Exercise materials =>
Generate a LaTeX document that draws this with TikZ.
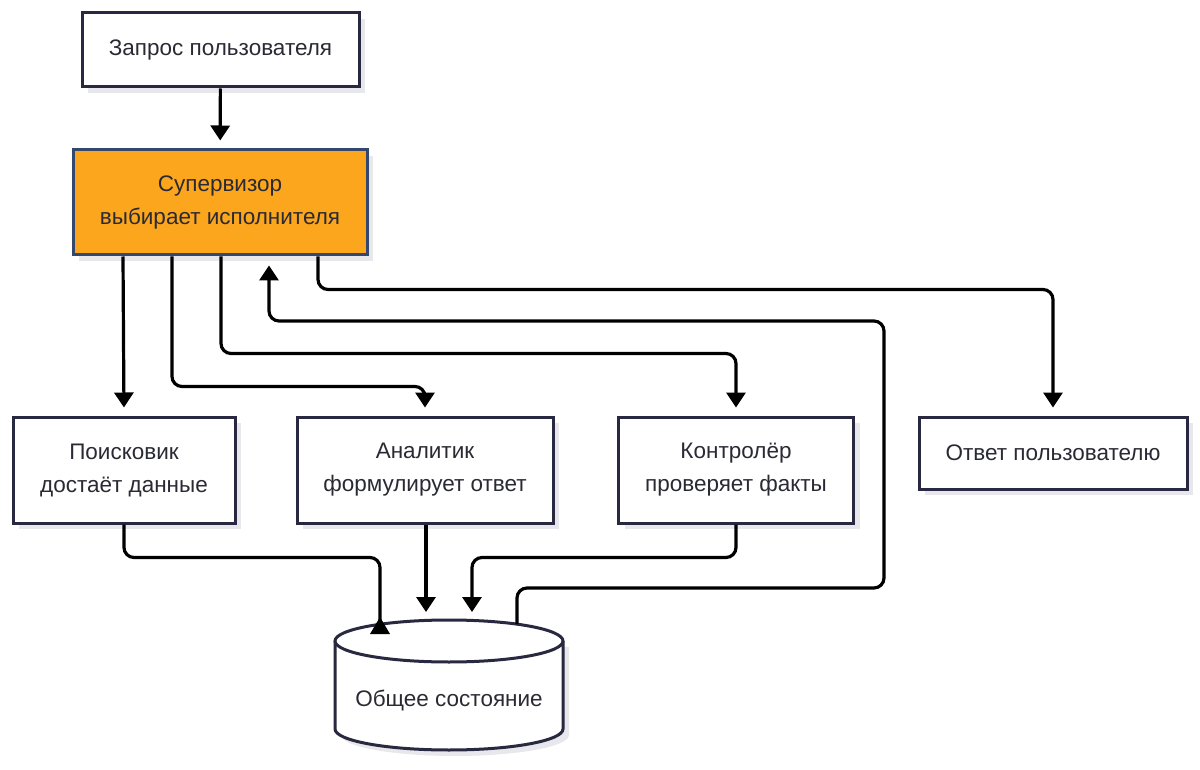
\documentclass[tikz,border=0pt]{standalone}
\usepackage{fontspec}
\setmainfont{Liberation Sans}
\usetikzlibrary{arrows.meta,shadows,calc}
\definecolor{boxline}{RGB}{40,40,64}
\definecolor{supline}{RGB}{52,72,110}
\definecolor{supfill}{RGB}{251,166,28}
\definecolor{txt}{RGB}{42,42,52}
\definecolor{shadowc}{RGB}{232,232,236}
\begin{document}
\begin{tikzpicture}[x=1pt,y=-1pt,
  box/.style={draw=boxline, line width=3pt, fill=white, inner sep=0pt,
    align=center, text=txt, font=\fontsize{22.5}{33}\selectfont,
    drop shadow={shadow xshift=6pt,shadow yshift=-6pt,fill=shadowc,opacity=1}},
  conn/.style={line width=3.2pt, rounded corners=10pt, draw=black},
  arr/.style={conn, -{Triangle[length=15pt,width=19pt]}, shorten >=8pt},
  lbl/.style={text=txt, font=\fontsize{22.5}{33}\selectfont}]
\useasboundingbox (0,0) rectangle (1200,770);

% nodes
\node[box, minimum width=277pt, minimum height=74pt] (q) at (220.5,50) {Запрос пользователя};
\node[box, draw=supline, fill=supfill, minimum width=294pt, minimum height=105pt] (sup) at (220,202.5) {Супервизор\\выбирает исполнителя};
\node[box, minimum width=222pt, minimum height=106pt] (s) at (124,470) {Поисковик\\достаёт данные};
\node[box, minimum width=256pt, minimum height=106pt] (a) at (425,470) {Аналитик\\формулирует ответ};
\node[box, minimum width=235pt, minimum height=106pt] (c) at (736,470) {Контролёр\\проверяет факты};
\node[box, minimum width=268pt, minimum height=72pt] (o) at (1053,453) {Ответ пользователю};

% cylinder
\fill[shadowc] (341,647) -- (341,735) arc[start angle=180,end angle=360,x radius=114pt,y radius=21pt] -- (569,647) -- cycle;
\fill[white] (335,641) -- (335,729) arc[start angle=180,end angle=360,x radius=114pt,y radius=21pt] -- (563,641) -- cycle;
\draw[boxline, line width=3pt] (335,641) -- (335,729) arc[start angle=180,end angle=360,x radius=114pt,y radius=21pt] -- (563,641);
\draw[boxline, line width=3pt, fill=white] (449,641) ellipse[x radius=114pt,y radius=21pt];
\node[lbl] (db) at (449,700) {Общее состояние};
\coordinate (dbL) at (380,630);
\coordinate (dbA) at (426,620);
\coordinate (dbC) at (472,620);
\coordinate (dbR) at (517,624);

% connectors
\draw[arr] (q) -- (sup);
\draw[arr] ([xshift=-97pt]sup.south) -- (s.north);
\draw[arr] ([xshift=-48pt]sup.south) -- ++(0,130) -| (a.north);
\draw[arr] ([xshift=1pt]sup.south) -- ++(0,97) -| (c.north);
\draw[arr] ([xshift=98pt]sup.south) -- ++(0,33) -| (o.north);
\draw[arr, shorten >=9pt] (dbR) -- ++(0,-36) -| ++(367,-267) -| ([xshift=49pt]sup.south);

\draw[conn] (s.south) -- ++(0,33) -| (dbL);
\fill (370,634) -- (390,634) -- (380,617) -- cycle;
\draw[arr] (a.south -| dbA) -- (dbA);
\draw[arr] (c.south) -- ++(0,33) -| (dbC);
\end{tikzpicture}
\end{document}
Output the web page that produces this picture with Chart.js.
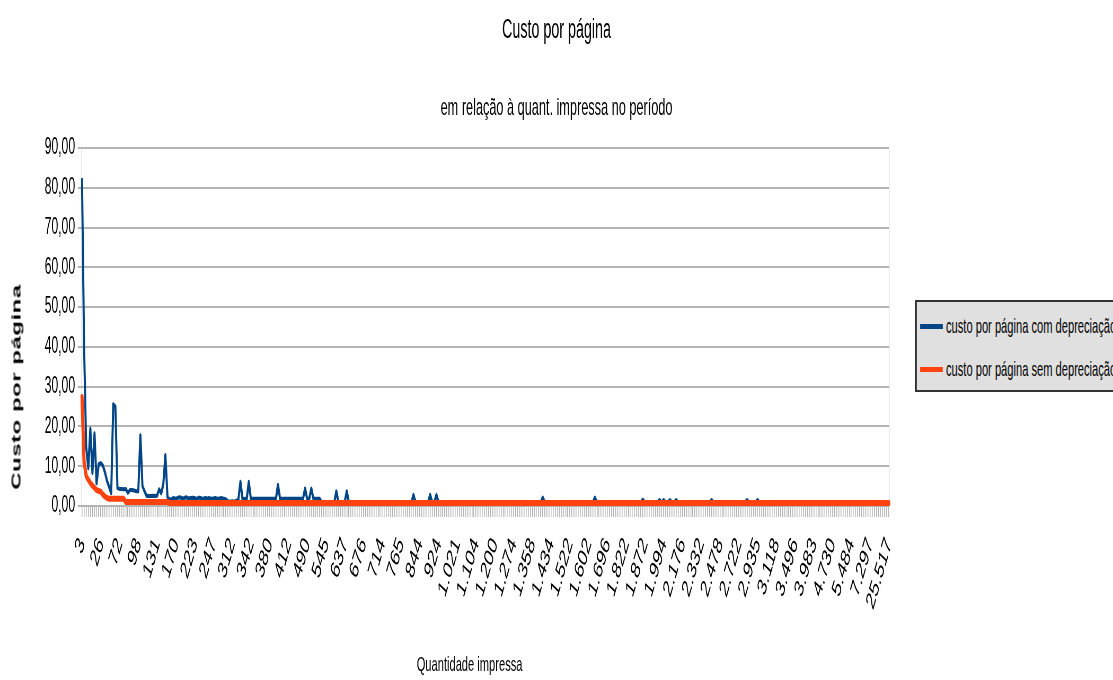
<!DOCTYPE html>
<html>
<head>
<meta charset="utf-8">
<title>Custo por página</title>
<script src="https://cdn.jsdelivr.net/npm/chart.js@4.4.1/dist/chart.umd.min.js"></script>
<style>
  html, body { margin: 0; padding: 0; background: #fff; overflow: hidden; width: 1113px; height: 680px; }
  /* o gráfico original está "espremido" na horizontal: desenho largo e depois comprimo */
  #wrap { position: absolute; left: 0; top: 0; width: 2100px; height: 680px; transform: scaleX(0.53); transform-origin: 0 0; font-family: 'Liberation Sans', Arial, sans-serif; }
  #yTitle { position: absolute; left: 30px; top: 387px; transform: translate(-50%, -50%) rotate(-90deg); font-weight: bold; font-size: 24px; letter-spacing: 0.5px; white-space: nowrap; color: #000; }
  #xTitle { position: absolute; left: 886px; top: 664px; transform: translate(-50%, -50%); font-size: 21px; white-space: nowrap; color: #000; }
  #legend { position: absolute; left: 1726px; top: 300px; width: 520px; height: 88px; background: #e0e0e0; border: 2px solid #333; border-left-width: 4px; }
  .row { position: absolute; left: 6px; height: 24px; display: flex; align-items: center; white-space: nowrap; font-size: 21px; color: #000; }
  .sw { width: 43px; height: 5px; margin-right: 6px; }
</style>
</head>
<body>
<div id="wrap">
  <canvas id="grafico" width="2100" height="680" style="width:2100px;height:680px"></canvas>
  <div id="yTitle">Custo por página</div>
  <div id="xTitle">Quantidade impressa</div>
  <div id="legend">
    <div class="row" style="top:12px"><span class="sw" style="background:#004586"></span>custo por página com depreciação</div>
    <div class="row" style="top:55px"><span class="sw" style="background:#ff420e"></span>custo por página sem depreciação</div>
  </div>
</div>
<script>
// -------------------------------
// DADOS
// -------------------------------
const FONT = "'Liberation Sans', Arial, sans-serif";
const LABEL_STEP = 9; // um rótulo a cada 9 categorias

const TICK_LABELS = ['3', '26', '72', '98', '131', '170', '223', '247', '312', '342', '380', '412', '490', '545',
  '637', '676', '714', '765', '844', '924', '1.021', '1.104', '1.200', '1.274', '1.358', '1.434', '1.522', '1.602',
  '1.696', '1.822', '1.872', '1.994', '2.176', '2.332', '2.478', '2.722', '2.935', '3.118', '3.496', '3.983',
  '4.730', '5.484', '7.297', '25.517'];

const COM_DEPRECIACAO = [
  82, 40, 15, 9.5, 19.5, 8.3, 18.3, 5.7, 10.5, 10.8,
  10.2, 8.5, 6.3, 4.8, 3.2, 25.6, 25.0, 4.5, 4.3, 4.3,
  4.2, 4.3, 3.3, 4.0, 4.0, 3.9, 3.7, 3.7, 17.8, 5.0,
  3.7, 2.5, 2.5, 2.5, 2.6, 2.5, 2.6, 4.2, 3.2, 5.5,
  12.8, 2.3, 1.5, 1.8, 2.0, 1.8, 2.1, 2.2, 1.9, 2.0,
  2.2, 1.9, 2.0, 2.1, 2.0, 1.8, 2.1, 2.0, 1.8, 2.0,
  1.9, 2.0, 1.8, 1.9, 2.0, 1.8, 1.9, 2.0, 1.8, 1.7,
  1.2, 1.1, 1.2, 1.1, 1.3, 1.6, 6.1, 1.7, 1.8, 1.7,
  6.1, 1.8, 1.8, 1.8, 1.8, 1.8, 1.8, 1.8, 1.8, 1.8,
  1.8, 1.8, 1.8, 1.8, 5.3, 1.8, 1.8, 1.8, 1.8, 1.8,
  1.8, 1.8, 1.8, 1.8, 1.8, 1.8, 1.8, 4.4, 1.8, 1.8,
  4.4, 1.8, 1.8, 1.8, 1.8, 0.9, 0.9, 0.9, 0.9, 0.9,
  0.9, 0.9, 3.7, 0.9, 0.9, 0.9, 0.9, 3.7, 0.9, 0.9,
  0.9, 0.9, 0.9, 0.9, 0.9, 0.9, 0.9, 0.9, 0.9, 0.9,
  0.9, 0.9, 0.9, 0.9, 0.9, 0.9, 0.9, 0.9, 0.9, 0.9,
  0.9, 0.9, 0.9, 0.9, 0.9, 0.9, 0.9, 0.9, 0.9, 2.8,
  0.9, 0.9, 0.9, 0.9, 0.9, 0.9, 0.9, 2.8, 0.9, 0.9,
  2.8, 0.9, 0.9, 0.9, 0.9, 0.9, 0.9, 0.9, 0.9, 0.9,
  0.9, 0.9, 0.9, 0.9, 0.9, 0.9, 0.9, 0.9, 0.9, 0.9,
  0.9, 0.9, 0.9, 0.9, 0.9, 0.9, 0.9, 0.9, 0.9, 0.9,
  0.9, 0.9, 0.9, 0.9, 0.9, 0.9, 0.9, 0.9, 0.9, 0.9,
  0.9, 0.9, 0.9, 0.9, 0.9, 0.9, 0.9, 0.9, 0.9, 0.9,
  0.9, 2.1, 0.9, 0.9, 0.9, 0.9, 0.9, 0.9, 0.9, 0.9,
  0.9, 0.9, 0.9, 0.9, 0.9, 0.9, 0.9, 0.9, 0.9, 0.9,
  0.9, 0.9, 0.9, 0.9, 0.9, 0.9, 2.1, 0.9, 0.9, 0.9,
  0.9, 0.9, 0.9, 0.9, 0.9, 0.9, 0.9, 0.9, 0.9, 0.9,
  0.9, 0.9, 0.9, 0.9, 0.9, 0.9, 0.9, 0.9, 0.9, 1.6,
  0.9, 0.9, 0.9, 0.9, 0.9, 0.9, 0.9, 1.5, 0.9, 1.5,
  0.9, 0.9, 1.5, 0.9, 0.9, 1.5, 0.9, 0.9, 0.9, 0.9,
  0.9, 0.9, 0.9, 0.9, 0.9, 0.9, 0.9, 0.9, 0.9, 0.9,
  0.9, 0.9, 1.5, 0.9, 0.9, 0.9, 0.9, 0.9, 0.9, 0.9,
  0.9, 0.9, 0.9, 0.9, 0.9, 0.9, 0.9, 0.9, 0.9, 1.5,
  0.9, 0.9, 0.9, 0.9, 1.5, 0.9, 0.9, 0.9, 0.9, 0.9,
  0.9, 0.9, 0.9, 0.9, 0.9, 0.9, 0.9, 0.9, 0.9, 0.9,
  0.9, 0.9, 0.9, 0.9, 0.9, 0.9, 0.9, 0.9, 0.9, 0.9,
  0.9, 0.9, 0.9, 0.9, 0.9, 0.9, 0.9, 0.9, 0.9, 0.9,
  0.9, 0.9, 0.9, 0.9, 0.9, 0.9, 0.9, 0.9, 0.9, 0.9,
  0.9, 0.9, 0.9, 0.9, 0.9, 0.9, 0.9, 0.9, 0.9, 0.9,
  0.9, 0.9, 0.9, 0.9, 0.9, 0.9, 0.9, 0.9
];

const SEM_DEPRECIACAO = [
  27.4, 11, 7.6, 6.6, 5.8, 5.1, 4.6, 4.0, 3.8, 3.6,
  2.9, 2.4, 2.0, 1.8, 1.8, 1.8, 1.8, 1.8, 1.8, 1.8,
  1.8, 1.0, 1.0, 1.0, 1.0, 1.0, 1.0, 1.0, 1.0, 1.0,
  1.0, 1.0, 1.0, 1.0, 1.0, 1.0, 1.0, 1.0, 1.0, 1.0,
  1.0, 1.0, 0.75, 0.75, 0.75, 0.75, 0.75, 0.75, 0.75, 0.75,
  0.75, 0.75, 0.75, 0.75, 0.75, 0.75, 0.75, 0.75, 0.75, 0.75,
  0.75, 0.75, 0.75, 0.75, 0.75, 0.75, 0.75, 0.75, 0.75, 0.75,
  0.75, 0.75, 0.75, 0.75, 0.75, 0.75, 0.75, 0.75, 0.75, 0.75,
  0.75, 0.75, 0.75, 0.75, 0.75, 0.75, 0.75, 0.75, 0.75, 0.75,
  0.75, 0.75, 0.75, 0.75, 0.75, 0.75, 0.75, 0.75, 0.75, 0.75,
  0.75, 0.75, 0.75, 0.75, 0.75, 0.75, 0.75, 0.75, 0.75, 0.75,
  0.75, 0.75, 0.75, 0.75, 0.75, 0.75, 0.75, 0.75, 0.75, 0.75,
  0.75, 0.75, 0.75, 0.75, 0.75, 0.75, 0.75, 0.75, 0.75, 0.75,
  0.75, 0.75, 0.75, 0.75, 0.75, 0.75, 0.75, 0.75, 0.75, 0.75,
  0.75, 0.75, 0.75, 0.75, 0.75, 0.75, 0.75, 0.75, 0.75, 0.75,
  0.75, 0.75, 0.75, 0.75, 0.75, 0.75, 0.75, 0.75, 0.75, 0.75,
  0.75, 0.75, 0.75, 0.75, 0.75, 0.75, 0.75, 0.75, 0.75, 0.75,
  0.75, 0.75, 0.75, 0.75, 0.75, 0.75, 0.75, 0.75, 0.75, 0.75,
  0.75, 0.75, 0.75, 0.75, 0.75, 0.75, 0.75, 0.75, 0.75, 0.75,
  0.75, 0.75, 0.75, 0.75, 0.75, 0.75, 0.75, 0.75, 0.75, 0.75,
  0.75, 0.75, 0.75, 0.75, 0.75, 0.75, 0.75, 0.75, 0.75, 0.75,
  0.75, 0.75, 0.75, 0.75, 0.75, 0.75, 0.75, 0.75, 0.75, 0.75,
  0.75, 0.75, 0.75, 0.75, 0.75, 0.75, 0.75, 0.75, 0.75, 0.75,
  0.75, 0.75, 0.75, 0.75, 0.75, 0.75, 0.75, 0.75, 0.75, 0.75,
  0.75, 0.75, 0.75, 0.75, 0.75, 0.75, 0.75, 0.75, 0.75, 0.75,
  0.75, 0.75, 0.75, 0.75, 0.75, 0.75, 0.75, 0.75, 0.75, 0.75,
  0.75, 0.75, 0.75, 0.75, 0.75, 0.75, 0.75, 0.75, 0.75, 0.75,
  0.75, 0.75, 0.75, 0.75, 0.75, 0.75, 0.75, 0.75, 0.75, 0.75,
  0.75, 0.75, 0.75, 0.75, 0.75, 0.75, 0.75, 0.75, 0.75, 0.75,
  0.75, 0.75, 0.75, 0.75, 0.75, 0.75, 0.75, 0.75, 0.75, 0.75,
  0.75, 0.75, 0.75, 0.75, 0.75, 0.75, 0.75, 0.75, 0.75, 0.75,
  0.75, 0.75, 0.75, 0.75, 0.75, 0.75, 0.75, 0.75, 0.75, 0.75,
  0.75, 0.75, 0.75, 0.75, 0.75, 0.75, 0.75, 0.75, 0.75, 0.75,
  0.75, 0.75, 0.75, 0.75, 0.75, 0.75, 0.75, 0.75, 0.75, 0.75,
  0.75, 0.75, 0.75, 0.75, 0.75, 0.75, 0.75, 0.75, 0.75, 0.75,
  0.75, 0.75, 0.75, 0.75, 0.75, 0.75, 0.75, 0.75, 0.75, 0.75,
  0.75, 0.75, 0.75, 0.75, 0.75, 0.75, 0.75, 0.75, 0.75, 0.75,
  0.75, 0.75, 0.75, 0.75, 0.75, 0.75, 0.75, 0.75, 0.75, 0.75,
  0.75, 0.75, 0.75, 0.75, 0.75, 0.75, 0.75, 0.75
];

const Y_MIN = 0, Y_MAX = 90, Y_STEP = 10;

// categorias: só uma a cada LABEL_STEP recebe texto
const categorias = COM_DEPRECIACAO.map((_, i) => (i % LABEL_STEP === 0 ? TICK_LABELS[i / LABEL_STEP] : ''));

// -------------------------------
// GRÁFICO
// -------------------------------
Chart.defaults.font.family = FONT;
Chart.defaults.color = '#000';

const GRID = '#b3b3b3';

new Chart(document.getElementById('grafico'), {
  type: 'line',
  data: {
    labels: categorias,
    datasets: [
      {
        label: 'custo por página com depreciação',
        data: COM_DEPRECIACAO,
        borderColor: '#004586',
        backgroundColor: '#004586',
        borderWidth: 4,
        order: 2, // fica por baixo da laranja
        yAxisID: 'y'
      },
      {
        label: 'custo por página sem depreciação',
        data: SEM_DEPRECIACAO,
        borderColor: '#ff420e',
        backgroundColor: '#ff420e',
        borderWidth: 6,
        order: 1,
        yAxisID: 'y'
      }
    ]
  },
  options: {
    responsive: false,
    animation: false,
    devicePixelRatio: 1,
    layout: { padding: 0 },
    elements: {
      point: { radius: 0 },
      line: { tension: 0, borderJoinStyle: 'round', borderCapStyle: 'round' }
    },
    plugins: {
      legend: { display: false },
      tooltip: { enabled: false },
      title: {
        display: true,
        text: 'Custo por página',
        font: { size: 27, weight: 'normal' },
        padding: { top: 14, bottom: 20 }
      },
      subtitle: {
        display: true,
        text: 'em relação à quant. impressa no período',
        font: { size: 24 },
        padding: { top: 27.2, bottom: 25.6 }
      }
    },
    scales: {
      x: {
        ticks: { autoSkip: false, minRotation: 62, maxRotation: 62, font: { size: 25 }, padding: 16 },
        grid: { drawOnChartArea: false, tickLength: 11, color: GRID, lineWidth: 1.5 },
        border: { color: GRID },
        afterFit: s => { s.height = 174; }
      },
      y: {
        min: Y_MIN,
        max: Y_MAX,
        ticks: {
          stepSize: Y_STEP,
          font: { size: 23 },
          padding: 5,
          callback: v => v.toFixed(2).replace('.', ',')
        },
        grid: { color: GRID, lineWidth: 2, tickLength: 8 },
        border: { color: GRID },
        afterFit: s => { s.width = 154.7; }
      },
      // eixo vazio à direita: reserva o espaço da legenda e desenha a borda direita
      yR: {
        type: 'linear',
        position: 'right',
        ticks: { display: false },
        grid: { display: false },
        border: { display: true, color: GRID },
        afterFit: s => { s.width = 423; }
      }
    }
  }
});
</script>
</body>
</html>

Short problem =>
In the records above, find the line containing "(dbR) at (517,624);" and output every line from the first through that one, exactly, omitting pictures.

Written solution =>
Generate a LaTeX document that draws this with TikZ.
\documentclass[tikz,border=0pt]{standalone}
\usepackage{fontspec}
\setmainfont{Liberation Sans}
\usetikzlibrary{arrows.meta,shadows,calc}
\definecolor{boxline}{RGB}{40,40,64}
\definecolor{supline}{RGB}{52,72,110}
\definecolor{supfill}{RGB}{251,166,28}
\definecolor{txt}{RGB}{42,42,52}
\definecolor{shadowc}{RGB}{232,232,236}
\begin{document}
\begin{tikzpicture}[x=1pt,y=-1pt,
  box/.style={draw=boxline, line width=3pt, fill=white, inner sep=0pt,
    align=center, text=txt, font=\fontsize{22.5}{33}\selectfont,
    drop shadow={shadow xshift=6pt,shadow yshift=-6pt,fill=shadowc,opacity=1}},
  conn/.style={line width=3.2pt, rounded corners=10pt, draw=black},
  arr/.style={conn, -{Triangle[length=15pt,width=19pt]}, shorten >=8pt},
  lbl/.style={text=txt, font=\fontsize{22.5}{33}\selectfont}]
\useasboundingbox (0,0) rectangle (1200,770);

% nodes
\node[box, minimum width=277pt, minimum height=74pt] (q) at (220.5,50) {Запрос пользователя};
\node[box, draw=supline, fill=supfill, minimum width=294pt, minimum height=105pt] (sup) at (220,202.5) {Супервизор\\выбирает исполнителя};
\node[box, minimum width=222pt, minimum height=106pt] (s) at (124,470) {Поисковик\\достаёт данные};
\node[box, minimum width=256pt, minimum height=106pt] (a) at (425,470) {Аналитик\\формулирует ответ};
\node[box, minimum width=235pt, minimum height=106pt] (c) at (736,470) {Контролёр\\проверяет факты};
\node[box, minimum width=268pt, minimum height=72pt] (o) at (1053,453) {Ответ пользователю};

% cylinder
\fill[shadowc] (341,647) -- (341,735) arc[start angle=180,end angle=360,x radius=114pt,y radius=21pt] -- (569,647) -- cycle;
\fill[white] (335,641) -- (335,729) arc[start angle=180,end angle=360,x radius=114pt,y radius=21pt] -- (563,641) -- cycle;
\draw[boxline, line width=3pt] (335,641) -- (335,729) arc[start angle=180,end angle=360,x radius=114pt,y radius=21pt] -- (563,641);
\draw[boxline, line width=3pt, fill=white] (449,641) ellipse[x radius=114pt,y radius=21pt];
\node[lbl] (db) at (449,700) {Общее состояние};
\coordinate (dbL) at (380,630);
\coordinate (dbA) at (426,620);
\coordinate (dbC) at (472,620);
\coordinate (dbR) at (517,624);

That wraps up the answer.